The backdrop keeps shifting. The CFPB published an ANPR, “Personal Financial Data Rights Reconsideration,” on August 22, 2025 (comments closed October 21, 2025), and has signaled — not confirmed issuing — an interim or proposed rule to extend compliance dates; funding constraints may slow that work. A May 19, 2026 Executive Order, “Integrating Financial Technology Innovation into Regulatory Frameworks,” adds further directional uncertainty.

Why it matters for credit risk practitioners

If your roadmap assumed §1033 would hand you standardized, permissioned, no-screen-scrape access on a fixed date, that assumption is now a liability. Three dependencies just got shaky: the standard (consensus specs the court flagged as not-yet-existing), the mandate (enjoined), and the price (the court questioned the Bureau's authority to bar interface-access fees — so “free” access was never guaranteed).

The practical risk isn't that data access vanishes. It's that teams plan around a phantom deadline, defer fallback engineering, and discover coverage gaps or fee changes mid-quarter. A cash-flow underwriting model that silently degrades when one institution's coverage drops is an operational-risk problem wearing a data-science costume.

What to watch / what to do

The plumbing you actually depend on is commercial, and it keeps running. Aggregators (Plaid, FDX) say they'll keep building secure permissioned connections regardless of the rule; banks keep negotiating access deals; cash-flow underwriting works today without waiting on 1033. So build for the contract, not the rule:

  • Treat data-access continuity as an operational-risk line item, not an IT afterthought. Put coverage, fee exposure, and connection method (API vs. screen-scraping) on the same register as model and vendor risk.
  • Model pipeline performance under partial data loss. Know what your underwriting decision looks like when per-institution coverage drops, a connection breaks, or a fee tier changes. Design for graceful degradation, not a binary on/off.
  • Map per-institution coverage gaps and screen-scraping deprecation. Even without a mandate, scraping is being retired commercially; thinner connections at smaller institutions stay an open question.
  • Watch the rulemaking, but don't bet the roadmap on it. Track whether the CFPB issues (not just signals) a date extension, and how the ANPR and the May 19 EO reshape any API mandate.

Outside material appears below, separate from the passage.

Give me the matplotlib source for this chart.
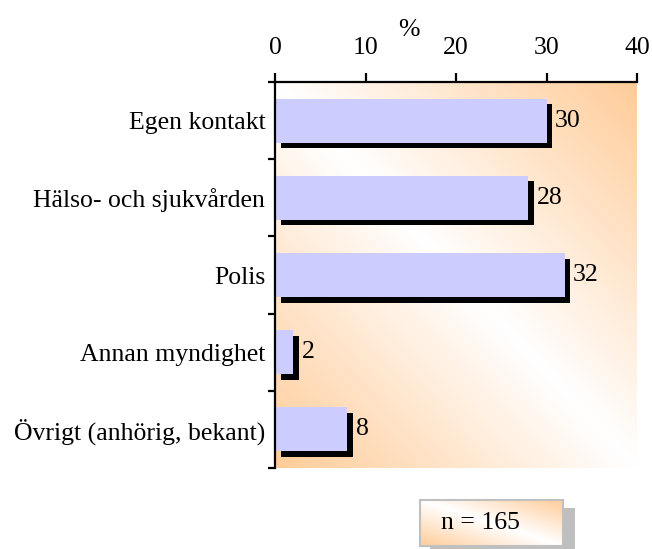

The honest hedge: don't bury §1033 either. It could revive in modified form, and the EO/ANPR path could re-mandate API access and accelerate the death of screen-scraping — which would change your build calculus again. Smaller-institution access economics remain genuinely unsettled. None of this is legal advice; confirm regulatory status with counsel before you commit.

The deadline you shouldn't build around is the one that isn't there. Build around the connections that feed your pipeline today.